Over the past decade, many parts of their show had become highly ritualized, from John Bonham’s epic “Moby Dick” drum solo to Jimmy Page’s violin bow theatrics during “Dazed and Confused” to John Paul Jones’ ethereal keyboard intro to “No Quarter.” For the 1980 tour, those three show-stoppers were taken out. Still, they couldn’t fathom doing a show without standards like “Stairway To Heaven,” “Kashmir” and “Whole Lotta Love,” which all stayed in the set.
The stage was also radically stripped down, with many of the lasers, smoke bombs and giant screens of recent tours completely absent. The band even got haircuts and wore less garish clothing, occasionally even sporting skinny New Wave ties. MTV was still a year away, but it was apparent that a seismic musical shift was occurring and Zeppelin were determined to find a way to survive.

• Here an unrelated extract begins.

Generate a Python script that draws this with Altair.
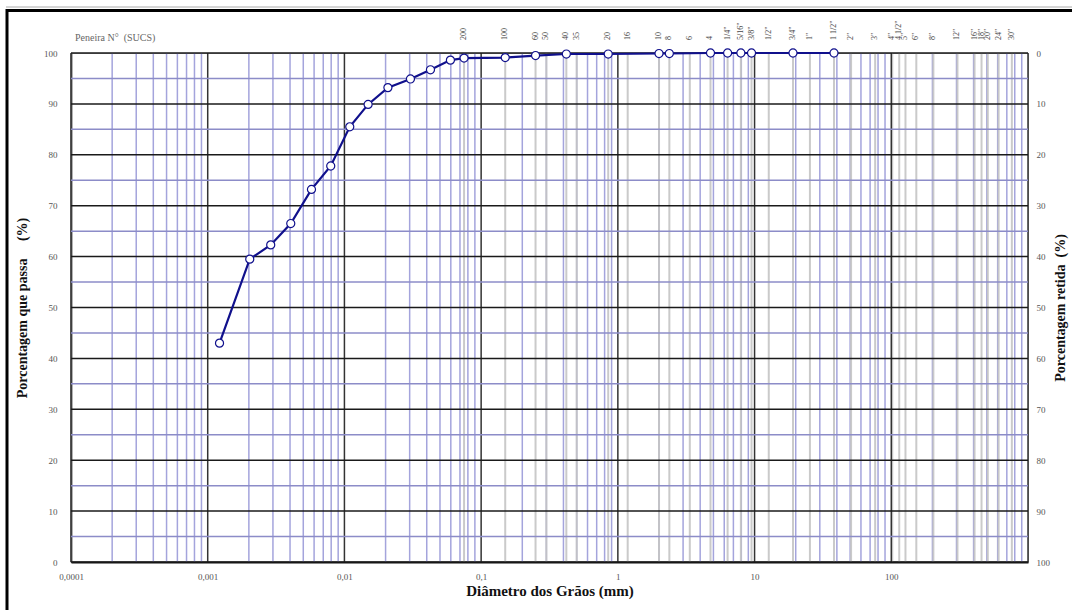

Many shows on the tour were recorded, but nothing was professionally filmed. The only surviving footage was shot by amateurs on Super 8. Here’s audio from the group’s final concert with the original lineup, taped July 7th, 1980 in Berlin, Germany. They opened up with “Train Kept A-Rollin'” – a number they’d been doing since their earliest gigs in 1968 – and they end with “Whole Lotta Love,” their 1969 breakthrough single.
About two weeks before this last show, at a gig in Nuremberg, Bonham collapsed three songs into the set and the concert was called off. The rest of the tour finished without incident, but the drummer’s alcoholism was spiraling completely out of control. He died on September 25th, 1980 after drinking approximately 40 shots of vodka in a single night.
Led Zeppelin had already put tickets onsale for a fall North American tour at the time of Bonham’s death. There were rumors they were going to carry on with a new drummer (much like The Who did after Keith Moon’s death two years earlier), but they were squashed in December when the band announced their break-up.
It’s impossible to know how long Led Zeppelin would have survived had Bonham lived, but the 1980 tour made it pretty clear they were not quite ready to call it quits.